Friday, November 7, 2008

Be A Hardcore Liberal or Change Politics: Obama's Challenge

All the political pundits have switched from trying to predict the race to defining the challenges facing Barack Obama. Most of them are focusing on the difficulties and problems of the country (and the world), and not on the leadership qualities of Obama. But the difficult situation was staring down whoever won the election, and it is the leadership qualities of the President - not the details of the situation - that will determine the outcome.

Obama's initial leadership dilemma will not be satisfying the sore losers on the right. His challenge involves the differences in the two core factions that elected him. The fundamental liberals expect him to reverse eight years of conservative rule (if you call record spending and deficits conservative) and enact a legion of standard left-wing policies and regulations that they believe will fix the free market and the problems of the lower classes. Meanwhile, the younger hopefuls expect him to usher in a new era of changing the way politics is done. He cannot do both.

We have to wait over two months to see which direction Obama will lean, although we will get a clue by the kinds of people he appoints to surround and advise him. Hopefully he will select some who are well-grounded in business and economic principles - both in theory and experience, since Obama has virtually no experience administering a corporation concerned with inflows and outflows of money - whether a business or the government. (His presidential campaign, which was overflowing with so many donations that he reveled in half-hour blocks of advertising, doesn't count. The organization he is inheriting is a little bit more starved for cash.)

My concern is that he will be encouraged to push for many standard Democratic policies that end up being counterproductive to their own goals. I've been skimming through his "Blueprint for Change," which contains promises such as enforcing equal pay of genders, since for every $1.00 a man makes, a woman only makes $.77.

Thomas Sowell's Basic Economics reminds us that the average person's salary rises significantly over the years as they gain more experience and productivity that makes them more valuable to a company, and that the average woman leaves the workforce for some period or periods of time to bear children, thus giving those women less work experience as well as making it harder for them to keep up in industries that are fast-changing (which, requiring more work and learning, typically pay higher). Sowell claims that when you adjust for the right factors and compare men and women of equal work experience, the pay difference disappears.
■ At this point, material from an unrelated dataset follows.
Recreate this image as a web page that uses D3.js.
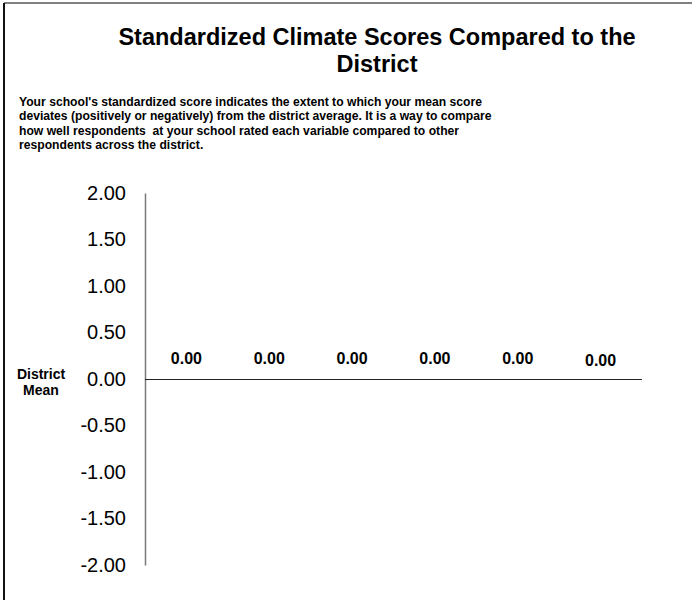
<!DOCTYPE html>
<html>
<head>
<meta charset="utf-8">
<script src="https://cdnjs.cloudflare.com/ajax/libs/d3/7.8.5/d3.min.js"></script>
<style>
  html, body { margin: 0; padding: 0; background: #fff; }
  svg { display: block; font-family: "Liberation Sans", Arial, Helvetica, sans-serif; }
</style>
</head>
<body>
<svg id="chart" width="692" height="600"></svg>
<script>
// ---- data ----
const categories = ["Variable 1", "Variable 2", "Variable 3", "Variable 4", "Variable 5", "Variable 6"];
const scores = [0.00, 0.00, 0.00, 0.00, 0.00, 0.00];
const yTicks = [2.0, 1.5, 1.0, 0.5, 0.0, -0.5, -1.0, -1.5, -2.0];
const titleLines = ["Standardized Climate Scores Compared to the", "District"];
const subtitleLines = [
  "Your school's standardized score indicates the extent to which your mean score",
  "deviates (positively or negatively) from the district average. It is a way to compare",
  "how well respondents  at your school rated each variable compared to other",
  "respondents across the district."
];
const baselineLabel = ["District", "Mean"];

// ---- layout ----
const W = 692, H = 600;
const svg = d3.select("#chart");
svg.append("rect").attr("x", 0).attr("y", 0).attr("width", W).attr("height", H).attr("fill", "#fff");

// frame (top gray + left dark)
svg.append("rect").attr("x", 4).attr("y", 2).attr("width", W - 4).attr("height", 2).attr("fill", "#808080");
svg.append("rect").attr("x", 3).attr("y", 3).attr("width", 2).attr("height", H - 3).attr("fill", "#111");

// title
svg.append("text")
  .attr("x", 377).attr("y", 45)
  .attr("text-anchor", "middle")
  .style("font-size", "23.5px").style("font-weight", "bold").attr("fill", "#000")
  .selectAll("tspan").data(titleLines).join("tspan")
  .attr("x", 377).attr("dy", (d, i) => i === 0 ? 0 : 27)
  .text(d => d);

// subtitle (slightly condensed, like the original rendering)
svg.append("g").attr("transform", "translate(19,0) scale(0.95,1)")
  .append("text")
  .attr("x", 0).attr("y", 106)
  .style("font-size", "12.8px").style("font-weight", "bold").attr("fill", "#000")
  .style("white-space", "pre")
  .selectAll("tspan").data(subtitleLines).join("tspan")
  .attr("x", 0).attr("dy", (d, i) => i === 0 ? 0 : 14.3)
  .text(d => d);

// scales
const y = d3.scaleLinear().domain([-2, 2]).range([565, 193]);
const x = d3.scaleBand().domain(categories).range([145, 642]).paddingInner(0.3).paddingOuter(0.15);

const fmt = d3.formatLocale({decimal: ".", thousands: ",", grouping: [3], currency: ["$", ""], minus: "-"}).format(".2f");

// y axis
const yAxis = d3.axisLeft(y).tickValues(yTicks).tickSize(0).tickPadding(19).tickFormat(fmt);
const gy = svg.append("g").attr("transform", "translate(145,0)").call(yAxis);
gy.select(".domain").attr("stroke", "#7a7a7a").attr("stroke-width", 1.5);
gy.selectAll(".tick text")
  .style("font-family", "\"Liberation Sans\", Arial, sans-serif")
  .style("font-size", "20px").attr("fill", "#000");

// bars (zero height for zero scores)
svg.append("g").selectAll("rect").data(scores).join("rect")
  .attr("x", (d, i) => x(categories[i]))
  .attr("width", x.bandwidth())
  .attr("y", d => Math.min(y(d), y(0)))
  .attr("height", d => Math.abs(y(d) - y(0)))
  .attr("fill", "#4f81bd");

// zero baseline
svg.append("line")
  .attr("x1", 145).attr("x2", 642)
  .attr("y1", y(0) + 0.5).attr("y2", y(0) + 0.5)
  .attr("stroke", "#222").attr("stroke-width", 1);

// value labels
svg.append("g").selectAll("text").data(scores).join("text")
  .attr("x", (d, i) => x(categories[i]) + x.bandwidth() / 2)
  .attr("y", (d, i) => Math.min(y(d), y(0)) - (i === 5 ? 13 : 15))
  .attr("text-anchor", "middle")
  .style("font-size", "16px").style("font-weight", "bold").attr("fill", "#000")
  .text(d => fmt(d));

// district mean label
svg.append("text")
  .attr("x", 41).attr("y", y(0) + 0)
  .attr("text-anchor", "middle")
  .style("font-size", "14px").style("font-weight", "bold").attr("fill", "#000")
  .selectAll("tspan").data(baselineLabel).join("tspan")
  .attr("x", 41).attr("dy", (d, i) => i === 0 ? 0 : 16)
  .text(d => d);
</script>
</body>
</html>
This makes sense because it is disadvantageous for a company to discriminate against women who are just as productive as men when a competitive company will gladly pay a woman the same amount - or more if she is more productive and more valuable to the company.

So if the government forces an employer to pay the same wages for some high-skilled task to a man who has never left the workforce or a woman who has taken some time off to bear and raise children and thus has less experience and is less efficient, which person would the employer rather hire? He might have hired the woman and paid her the same amount as a different man with the same amount of lower experience and efficiency, but if he has to pay her as much as a man with more experience and efficiency, he is going to be encouraged to hire the man. It will actually be harder for some women to get a job if employers have to pay them more than their work is worth, and make it harder for them to gain the missing experience that makes them as valuable as some men. Thus "fair wage laws" that fail to take into account factors such as childbearing end up hurting the job opportunities of women, not helping them.

There are similar problems with other well-meaning Democratic policies, and hopefully these problems will not be realized to the full extent that economic theory suggests. The best scenario is that Obama saves the planet. The worst is that he fails and we come to think that his election wasn't something groundbreaking, but that he was thrust into this position because it would be groundbreaking - before he was truly ready. That is my concern, and I'm hoping history proves me wrong.